Education Secretary Linda McMahon has been clear about her desire to shut down the agency she runs. She’s laid off half the staff and joked about padlocking the door.
She calls it “the final mission.”
But the department is not behaving like an agency that is simply winding down. Even as McMahon has shrunk the Department of Education, she’s operated in what she calls “a parallel universe” to radically shift how children will learn for years to come. The department’s actions and policies reflect a disdain for public schools and a desire to dismantle that system in favor of a range of other options — private, Christian and virtual schools or homeschooling.
Over just eight months, department officials have opened a $500 million tap for charter schools, a huge outlay for an option that often draws children from traditional public schools. They have repeatedly urged states to spend federal money for poor and at-risk students at private schools and businesses. And they have threatened penalties for public schools that offer programs to address historic inequities for Black or Hispanic students.
McMahon has described her agency moving “at lightning rocket speed,” and the department’s actions in just one week in September reflect that urgency.
The agency publicly blasted four school districts it views as insubordinate for refusing to adopt anti-trans policies and for not eliminating special programs for Black students. It created a pot of funding dedicated to what it calls “patriotic education,” which has been criticized for downplaying some of the country’s most troubling episodes, including slavery. And it formed a coalition with Turning Point USA, Hillsdale College, PragerU and dozens of other conservative groups to disseminate patriotic programming.
Officials at the Education Department declined to comment or answer questions from ProPublica for this story.
At times, McMahon has voiced support for public schools. But more often and more emphatically she has portrayed public schools as unsuccessful and unsafe — and has said she is determined to give parents other options.
To carry out her vision, McMahon has brought on at least 20 political appointees from ultraconservative think tanks and advocacy groups eager to de-emphasize public schools, which have educated students for roughly 200 years.
Among them is top adviser Lindsey Burke, a longtime policy director at The Heritage Foundation and the lead author of the education section in Project 2025’s controversial agenda for the Trump administration.
In analyzing dozens of hours of audio and video footage of public and private speaking events for McMahon’s appointees, as well as their writings, ProPublica found that a recurring theme is the desire to enable more families to leave public schools. This includes expanding programs that provide payment — in the form of debit cards, which Burke has likened to an “Amazon gift card” — to parents to cobble together customized educational plans for their children. Instead of relying on public schools, parents would use their allotted tax dollars on a range of costs: private school tuition, online learning, tutors, transportation and music lessons.
More than 8 in 10 elementary and secondary students in the U.S. go to a traditional public school. But Burke expects that public schools will see dramatic enrollment declines fueled by both demographic and policy changes.
Addressing an interviewer in an April podcast, she noted: “We’re going to have a lot of empty school buildings.”

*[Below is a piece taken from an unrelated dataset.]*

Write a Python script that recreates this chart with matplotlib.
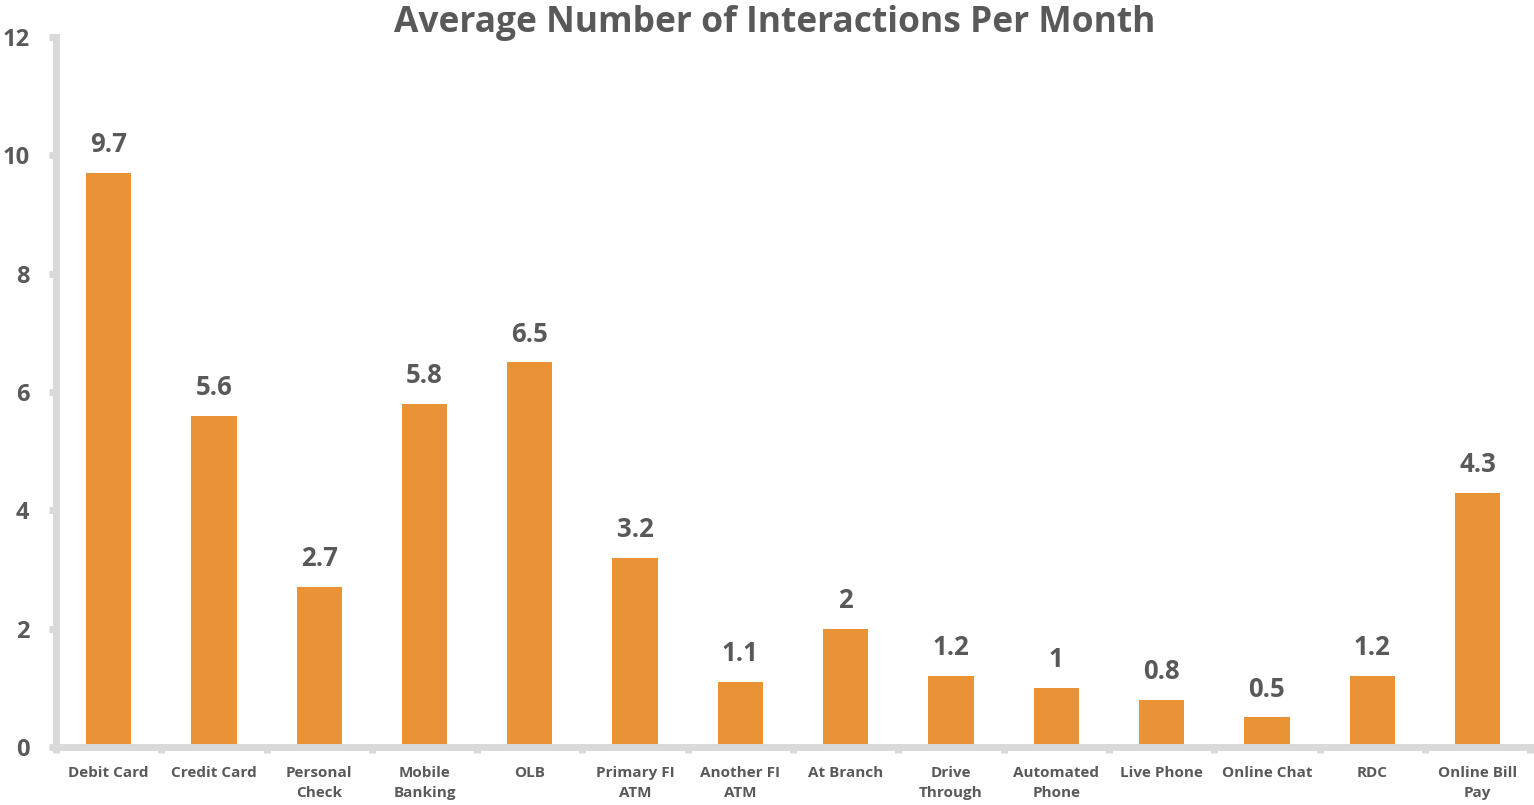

In a 2024 podcast, Noah Pollak, now a senior adviser in the Education Department, bemoaned what he sees as progressive control of schools, which he said has led to lessons he finds unacceptable, such as teaching fourth graders about systemic racism.
“And so the work that I do is trying to come up with creative policy ideas to stop that, to turn back the tide, to figure out ways that conservatives can protect these institutions or build new institutions,” said Pollak, who has been an adviser to conservative groups.
As tax dollars are reallocated from public school districts and families abandon those schools to learn at home or in private settings, the new department officials see little need for oversight. Instead, they would let the marketplace determine what’s working using tools such as Yelp-like reviews from parents. Burke has said she is against “any sort of regulation.”
President Donald Trump himself said in July that the federal government needs only to provide “a little tiny bit of supervision but very little, almost nothing,” over the nation’s education system except to make sure students speak English.
Advocates for public schools consider them fundamental to American democracy. Providing public schools is a requirement in every state constitution.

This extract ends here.